Following on from the last entry:From La Paz we caught a 4 hr bus to Copacabana, which also involved us piling into a small boat to cross part of lake TIticaca while our bus followed on a rickety old barge!
Copacabana is like a medittereanean seaside twon with lots of cafes, beer gardens and hippies/indians selling weaved jewellery on the streets. Set mostly on a hillside, you have a view of the lake whereever you are. Our hostel La Capula is awesome, set right on the hill with great lake views. Our time here was mostly spent reading our books, chilling out in hammocks in the hostel garden.Thought we would get in some training for the Inka Trail and walk to the top of the hill where the cemetary is - 20 mins of stairs in high altitude was more like an hour - beautiful view though!

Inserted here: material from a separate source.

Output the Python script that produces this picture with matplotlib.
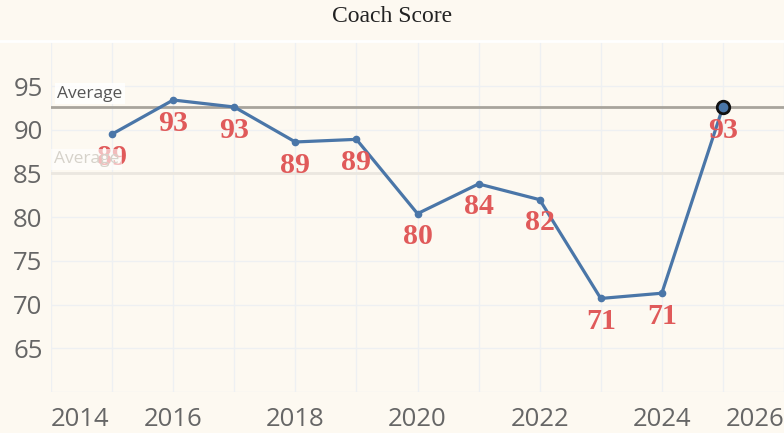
import matplotlib
matplotlib.use("Agg")
import matplotlib.pyplot as plt
from matplotlib.lines import Line2D

years = [2015, 2016, 2017, 2018, 2019, 2020, 2021, 2022, 2023, 2024, 2025]
scores = [89.5, 93.4, 92.6, 88.6, 88.9, 80.4, 83.8, 82.0, 70.7, 71.3, 92.6]
labels = ["89", "93", "93", "89", "89", "80", "84", "82", "71", "71", "93"]
avg_ref = 92.6
avg_mean = 85.0
yticks = [65, 70, 75, 80, 85, 90, 95]
xticks = [2014, 2016, 2018, 2020, 2022, 2024, 2026]

BG = "#fdf9f1"
fig = plt.figure(figsize=(7.84, 4.33), dpi=100, facecolor=BG)
ax = fig.add_axes([51/784, 41/433, 1 - 51/784, (392-41)/433])
ax.set_facecolor(BG)
ax.set_xlim(2014, 2026)
ax.set_ylim(60, 100.15)

# gridlines
for yr in range(2014, 2027):
    ax.axvline(yr, color="#eef0f2", lw=1, zorder=0)
for v in [60] + yticks:
    ax.axhline(v, color="#eef0f2", lw=1, zorder=0)

for s in ax.spines.values():
    s.set_visible(False)

ax.set_yticks(yticks)
ax.set_yticklabels([str(v) for v in yticks])
ax.set_xticks(xticks)
ax.set_xticklabels([str(v) for v in xticks])
ax.tick_params(axis="both", length=0, labelsize=18.5, labelcolor="#666666", pad=6)
ax.tick_params(axis="x", pad=11)
for lab in ax.get_yticklabels() + ax.get_xticklabels():
    lab.set_fontfamily("Open Sans")
xl = ax.get_xticklabels()
xl[0].set_horizontalalignment("left")
xl[-1].set_horizontalalignment("right")

# reference lines
ax.axhline(avg_mean, color="#ebe7e0", lw=2, zorder=1)
ax.axhline(avg_ref, color="#a8a49c", lw=2, zorder=1)

# series
ax.plot(years, scores, color="#4a76a8", lw=2.3, marker="o", ms=4.5, zorder=3)
ax.plot([years[-1]], [scores[-1]], marker="o", ms=9, mfc="#4a76a8",
        mec="#111111", mew=2, zorder=4, ls="none")

for x, y, t in zip(years, scores, labels):
    ax.annotate(t, (x, y), xytext=(0, -22), textcoords="offset points",
                ha="center", va="baseline", fontsize=21.5, fontweight="bold",
                fontfamily="Liberation Serif", color="#e05a5a", zorder=5)

# average labels
ax.text(2014.1, avg_ref + 0.6, "Average", fontsize=12.5, color="#555555",
        fontfamily="Open Sans", va="bottom", ha="left", zorder=6,
        bbox=dict(boxstyle="square,pad=0.15", fc="#ffffff", ec="none", alpha=0.85))
ax.text(2014.05, avg_mean + 0.7, "Average", fontsize=12.5, color="#d6d2ca",
        fontfamily="Open Sans", va="bottom", ha="left", zorder=6,
        bbox=dict(boxstyle="square,pad=0.15", fc="#ffffff", ec="none", alpha=0.6))

# title and separator
fig.text(0.5, 1 - 16/433, "Coach Score", ha="center", va="center",
         fontsize=17, fontfamily="Liberation Serif", color="#222222")
fig.add_artist(Line2D([0, 1], [1 - 40.5/433, 1 - 40.5/433], color="#ffffff",
                      lw=2, transform=fig.transFigure))

fig.savefig("out.png", dpi=100, facecolor=BG)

After 2 days of sun and hammocks we hoped on a 2hr boat to Isla del Sol, an island where Inca´s believed the sun was born. We were dropped right at the bottom of the hill - the town on the top! A long walk up some Inka Steps and cobbled pathways, passing donkeys and Llamas with produce from the dock, we reached the top. The views, just breathtaking - blue lake for miles aurrounded by little islands and a backdrop of the snowcapped andes. Our room must have been the best on the island, with a full panormaic view of the lake and just $20 Aust! Found a great mud-brick woodfire place to have some trout - yum. Our last day on the island, we set off on a 3 hour walk to the South side of the island to visit the Inca Ruins. The sun was shining and the wind was cold so it was perfect for some more Inca Trail training! Most of the walk was pretty flat, but the uphills were a killer. Eventually making it to the top, we had under a minute to look around before leging it to catch our boat back to the other side of the island. 10 minutes later and we would have missed it! A hot, stuffy crammed boat ride dropped us off at a different part of the island, where we were faced with a huge steep Inka stairway. It was all take 10 steps, rest, take 10 steps, rest...
High fives as we made it to the top to check into our new hostel- Inti Kala for a much earnt beer. The other day we had seen this hostel with its huge balcony facing the sunset side of the lake and couldnt wait to reserve a room for the next night (always a sucker for a great place for afternoon beers!). Stupid really, booking in without seeing the room first - the place was an absolute dive! No hot water, the bathroom door didnt even close and they were still building half of it! HORRIBLE. We did make the most of the beers on the balcony with an amazing sunset to the sound of donkeys ee-oring!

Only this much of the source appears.